## PROBLEM TO WORK ON:
Every line below is to be quoted exactly, with nothing added or dropped.

## RAW DATA:
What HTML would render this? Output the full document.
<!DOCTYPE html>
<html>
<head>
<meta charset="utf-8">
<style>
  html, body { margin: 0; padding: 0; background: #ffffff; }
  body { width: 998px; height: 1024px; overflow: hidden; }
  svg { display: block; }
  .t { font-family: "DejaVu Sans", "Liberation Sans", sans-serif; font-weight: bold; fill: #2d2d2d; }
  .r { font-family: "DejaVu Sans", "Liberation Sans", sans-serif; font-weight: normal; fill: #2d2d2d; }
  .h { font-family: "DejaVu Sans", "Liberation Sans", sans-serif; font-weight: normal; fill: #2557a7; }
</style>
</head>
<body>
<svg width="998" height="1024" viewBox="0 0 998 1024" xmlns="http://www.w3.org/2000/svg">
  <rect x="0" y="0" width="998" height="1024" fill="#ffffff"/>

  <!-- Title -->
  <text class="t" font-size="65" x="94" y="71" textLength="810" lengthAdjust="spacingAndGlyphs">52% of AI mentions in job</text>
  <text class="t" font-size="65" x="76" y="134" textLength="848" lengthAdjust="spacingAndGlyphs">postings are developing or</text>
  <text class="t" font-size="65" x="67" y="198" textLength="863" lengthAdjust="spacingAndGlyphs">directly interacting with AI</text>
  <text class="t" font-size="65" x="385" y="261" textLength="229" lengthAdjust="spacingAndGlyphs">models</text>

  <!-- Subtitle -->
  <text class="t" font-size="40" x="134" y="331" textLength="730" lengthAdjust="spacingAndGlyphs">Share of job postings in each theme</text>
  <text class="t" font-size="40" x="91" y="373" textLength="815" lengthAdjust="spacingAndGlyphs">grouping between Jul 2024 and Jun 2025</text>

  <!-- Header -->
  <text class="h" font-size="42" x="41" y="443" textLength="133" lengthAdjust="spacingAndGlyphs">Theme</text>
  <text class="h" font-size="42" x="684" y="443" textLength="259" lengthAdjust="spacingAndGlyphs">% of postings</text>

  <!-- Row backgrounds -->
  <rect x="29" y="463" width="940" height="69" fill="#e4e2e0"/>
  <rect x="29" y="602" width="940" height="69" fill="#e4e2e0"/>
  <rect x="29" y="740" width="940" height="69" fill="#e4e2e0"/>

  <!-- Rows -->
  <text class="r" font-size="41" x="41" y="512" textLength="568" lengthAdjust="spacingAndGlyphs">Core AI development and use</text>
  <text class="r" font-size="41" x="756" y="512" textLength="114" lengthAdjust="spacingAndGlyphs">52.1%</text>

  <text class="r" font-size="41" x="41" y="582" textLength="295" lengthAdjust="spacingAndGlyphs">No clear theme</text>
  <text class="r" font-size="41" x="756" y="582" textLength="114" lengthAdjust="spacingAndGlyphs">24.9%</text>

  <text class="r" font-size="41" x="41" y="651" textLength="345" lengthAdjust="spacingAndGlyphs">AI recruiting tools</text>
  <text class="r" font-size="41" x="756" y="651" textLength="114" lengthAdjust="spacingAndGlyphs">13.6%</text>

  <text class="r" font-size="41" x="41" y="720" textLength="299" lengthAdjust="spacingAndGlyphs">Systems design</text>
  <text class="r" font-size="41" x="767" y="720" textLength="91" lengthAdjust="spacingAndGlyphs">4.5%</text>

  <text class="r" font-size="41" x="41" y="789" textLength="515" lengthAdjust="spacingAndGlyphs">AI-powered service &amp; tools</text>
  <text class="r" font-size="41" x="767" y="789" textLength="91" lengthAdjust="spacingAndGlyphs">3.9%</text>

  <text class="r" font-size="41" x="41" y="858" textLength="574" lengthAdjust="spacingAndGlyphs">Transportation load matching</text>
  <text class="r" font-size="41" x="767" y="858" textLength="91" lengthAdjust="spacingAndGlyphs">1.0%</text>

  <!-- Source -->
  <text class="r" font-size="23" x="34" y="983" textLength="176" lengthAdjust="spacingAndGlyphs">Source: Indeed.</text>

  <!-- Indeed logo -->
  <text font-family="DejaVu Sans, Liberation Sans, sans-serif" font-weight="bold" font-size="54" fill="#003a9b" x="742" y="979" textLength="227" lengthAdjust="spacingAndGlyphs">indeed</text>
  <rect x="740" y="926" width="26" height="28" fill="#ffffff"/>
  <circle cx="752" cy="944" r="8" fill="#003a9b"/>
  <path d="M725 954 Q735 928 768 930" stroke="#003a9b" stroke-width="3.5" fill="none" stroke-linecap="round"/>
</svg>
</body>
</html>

## THE RESULT:
What HTML would render this? Output the full document.
<!DOCTYPE html>
<html>
<head>
<meta charset="utf-8">
<style>
  html, body { margin: 0; padding: 0; background: #ffffff; }
  body { width: 998px; height: 1024px; overflow: hidden; }
  svg { display: block; }
  .t { font-family: "DejaVu Sans", "Liberation Sans", sans-serif; font-weight: bold; fill: #2d2d2d; }
  .r { font-family: "DejaVu Sans", "Liberation Sans", sans-serif; font-weight: normal; fill: #2d2d2d; }
  .h { font-family: "DejaVu Sans", "Liberation Sans", sans-serif; font-weight: normal; fill: #2557a7; }
</style>
</head>
<body>
<svg width="998" height="1024" viewBox="0 0 998 1024" xmlns="http://www.w3.org/2000/svg">
  <rect x="0" y="0" width="998" height="1024" fill="#ffffff"/>

  <!-- Title -->
  <text class="t" font-size="65" x="94" y="71" textLength="810" lengthAdjust="spacingAndGlyphs">52% of AI mentions in job</text>
  <text class="t" font-size="65" x="76" y="134" textLength="848" lengthAdjust="spacingAndGlyphs">postings are developing or</text>
  <text class="t" font-size="65" x="67" y="198" textLength="863" lengthAdjust="spacingAndGlyphs">directly interacting with AI</text>
  <text class="t" font-size="65" x="385" y="261" textLength="229" lengthAdjust="spacingAndGlyphs">models</text>

  <!-- Subtitle -->
  <text class="t" font-size="40" x="134" y="331" textLength="730" lengthAdjust="spacingAndGlyphs">Share of job postings in each theme</text>
  <text class="t" font-size="40" x="91" y="373" textLength="815" lengthAdjust="spacingAndGlyphs">grouping between Jul 2024 and Jun 2025</text>

  <!-- Header -->
  <text class="h" font-size="42" x="41" y="443" textLength="133" lengthAdjust="spacingAndGlyphs">Theme</text>
  <text class="h" font-size="42" x="684" y="443" textLength="259" lengthAdjust="spacingAndGlyphs">% of postings</text>

  <!-- Row backgrounds -->
  <rect x="29" y="463" width="940" height="69" fill="#e4e2e0"/>
  <rect x="29" y="602" width="940" height="69" fill="#e4e2e0"/>
  <rect x="29" y="740" width="940" height="69" fill="#e4e2e0"/>

  <!-- Rows -->
  <text class="r" font-size="41" x="41" y="512" textLength="568" lengthAdjust="spacingAndGlyphs">Core AI development and use</text>
  <text class="r" font-size="41" x="756" y="512" textLength="114" lengthAdjust="spacingAndGlyphs">52.1%</text>

  <text class="r" font-size="41" x="41" y="582" textLength="295" lengthAdjust="spacingAndGlyphs">No clear theme</text>
  <text class="r" font-size="41" x="756" y="582" textLength="114" lengthAdjust="spacingAndGlyphs">24.9%</text>

  <text class="r" font-size="41" x="41" y="651" textLength="345" lengthAdjust="spacingAndGlyphs">AI recruiting tools</text>
  <text class="r" font-size="41" x="756" y="651" textLength="114" lengthAdjust="spacingAndGlyphs">13.6%</text>

  <text class="r" font-size="41" x="41" y="720" textLength="299" lengthAdjust="spacingAndGlyphs">Systems design</text>
  <text class="r" font-size="41" x="767" y="720" textLength="91" lengthAdjust="spacingAndGlyphs">4.5%</text>

  <text class="r" font-size="41" x="41" y="789" textLength="515" lengthAdjust="spacingAndGlyphs">AI-powered service &amp; tools</text>
  <text class="r" font-size="41" x="767" y="789" textLength="91" lengthAdjust="spacingAndGlyphs">3.9%</text>

  <text class="r" font-size="41" x="41" y="858" textLength="574" lengthAdjust="spacingAndGlyphs">Transportation load matching</text>
  <text class="r" font-size="41" x="767" y="858" textLength="91" lengthAdjust="spacingAndGlyphs">1.0%</text>

  <!-- Source -->
  <text class="r" font-size="23" x="34" y="983" textLength="176" lengthAdjust="spacingAndGlyphs">Source: Indeed.</text>

  <!-- Indeed logo -->
  <text font-family="DejaVu Sans, Liberation Sans, sans-serif" font-weight="bold" font-size="54" fill="#003a9b" x="742" y="979" textLength="227" lengthAdjust="spacingAndGlyphs">indeed</text>
  <rect x="740" y="926" width="26" height="28" fill="#ffffff"/>
  <circle cx="752" cy="944" r="8" fill="#003a9b"/>
  <path d="M725 954 Q735 928 768 930" stroke="#003a9b" stroke-width="3.5" fill="none" stroke-linecap="round"/>
</svg>
</body>
</html>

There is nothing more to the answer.